[start]
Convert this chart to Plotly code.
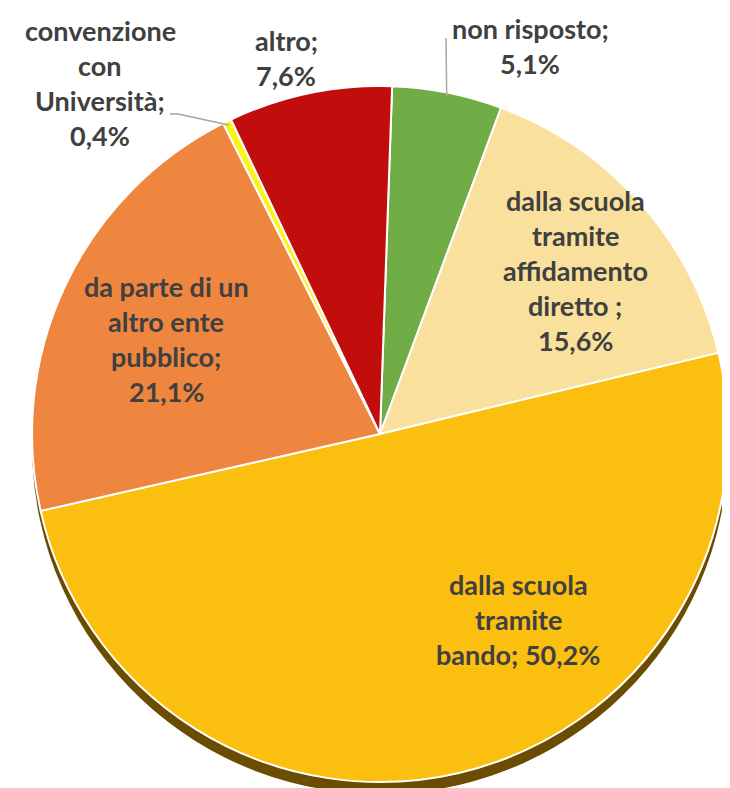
import math
import plotly.graph_objects as go

# ---------------- data ----------------
categories = [
    "non risposto",
    "dalla scuola tramite affidamento diretto",
    "dalla scuola tramite bando",
    "da parte di un altro ente pubblico",
    "convenzione con Università",
    "altro",
]
values = [5.1, 15.6, 50.2, 21.1, 0.4, 7.6]
label_lines = [
    ["non risposto;", "{v}"],
    ["dalla scuola", "tramite", "affidamento", "diretto ;", "{v}"],
    ["dalla scuola", "tramite", "bando; {v}"],
    ["da parte di un", "altro ente", "pubblico;", "{v}"],
    ["convenzione", "con", "Università;", "{v}"],
    ["altro;", "{v}"],
]

# ---------------- style / layout ----------------
W, H = 730, 788
colors = ["#70AD47", "#F9E09C", "#FBBF10", "#EE8640", "#FFF21A", "#C20D0D"]
shadow_color = "#6A4D00"
CX, CY, R = 372, 426, 348      # pie centre/radius in pixels
ROT = 2                         # start angle (deg, clockwise from 12 o'clock)
SHADOW = 12                     # 3D edge depth in px
label_pos = [(522, 38), (567, 262), (510, 611), (158, 331), (92, 75), (278, 50)]
LINE_H = 35
FONT = dict(family="Lato, 'Open Sans', sans-serif", size=27, color="#404040")


def px(x):
    return x / W


def py(y):
    return min(1.0, max(0.0, 1 - y / H))


def fmt(v):
    return f"{v:.1f}".replace(".", ",") + "%"


fig = go.Figure()

# 3D edge (shadow pie)
fig.add_trace(go.Pie(
    labels=categories, values=values, sort=False, direction="clockwise",
    rotation=ROT, textinfo="none", hoverinfo="skip",
    marker=dict(colors=[shadow_color] * len(values), line=dict(width=0)),
    domain=dict(x=[px(CX - R), px(CX + R)],
                y=[py(CY + R + SHADOW), py(CY - R + SHADOW)]),
    showlegend=False,
))

# main pie
fig.add_trace(go.Pie(
    labels=categories, values=values, sort=False, direction="clockwise",
    rotation=ROT, textinfo="none",
    marker=dict(colors=colors, line=dict(color="white", width=2)),
    domain=dict(x=[px(CX - R), px(CX + R)],
                y=[py(CY + R), py(CY - R)]),
    showlegend=False,
))

# labels (one annotation per line to reproduce the line spacing)
annotations = []
for lines, v, (lx, ly) in zip(label_lines, values, label_pos):
    n = len(lines)
    for i, line in enumerate(lines):
        annotations.append(dict(
            x=lx / W, y=1 - ly / H, xref="paper", yref="paper",
            text="<b>" + line.replace("{v}", fmt(v)) + "</b>",
            showarrow=False, xanchor="center", yanchor="middle",
            yshift=-(i - (n - 1) / 2) * LINE_H, font=FONT,
        ))

# leader lines for the small outside labels, ending at slice mid-angle
total = sum(values)
cum = 0
mid_angles = []
for v in values:
    mid_angles.append(ROT + 360 * (cum + v / 2) / total)
    cum += v


def edge_point(idx, r):
    a = math.radians(mid_angles[idx])
    return CX + r * math.sin(a), CY - r * math.cos(a)


shapes = []
leader_starts = {0: (438, 30), 4: (162, 106)}
for idx, (sx, sy) in leader_starts.items():
    ex, ey = edge_point(idx, R - 4)
    if idx == 4:
        mx, my = sx + 8, sy  # short horizontal segment then diagonal
        shapes.append(dict(type="line", xref="paper", yref="paper",
                           x0=px(sx), y0=py(sy), x1=px(mx), y1=py(my),
                           line=dict(color="#A6A6A6", width=1.5)))
        sx, sy = mx, my
    shapes.append(dict(type="line", xref="paper", yref="paper",
                       x0=px(sx), y0=py(sy), x1=px(ex), y1=py(ey),
                       line=dict(color="#A6A6A6", width=1.5)))

fig.update_layout(
    width=W, height=H,
    margin=dict(l=0, r=0, t=0, b=0),
    paper_bgcolor="white", plot_bgcolor="white",
    annotations=annotations, shapes=shapes,
    showlegend=False,
)

fig.write_html("out.html")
[end]
Given instruction:
Go from the first line of the data above to the line containing "import plotly.graph_objects as go" and retype exactly those lines, both included, but none of the pictures.

Answer to the task:
Convert this chart to Plotly code.
import math
import plotly.graph_objects as go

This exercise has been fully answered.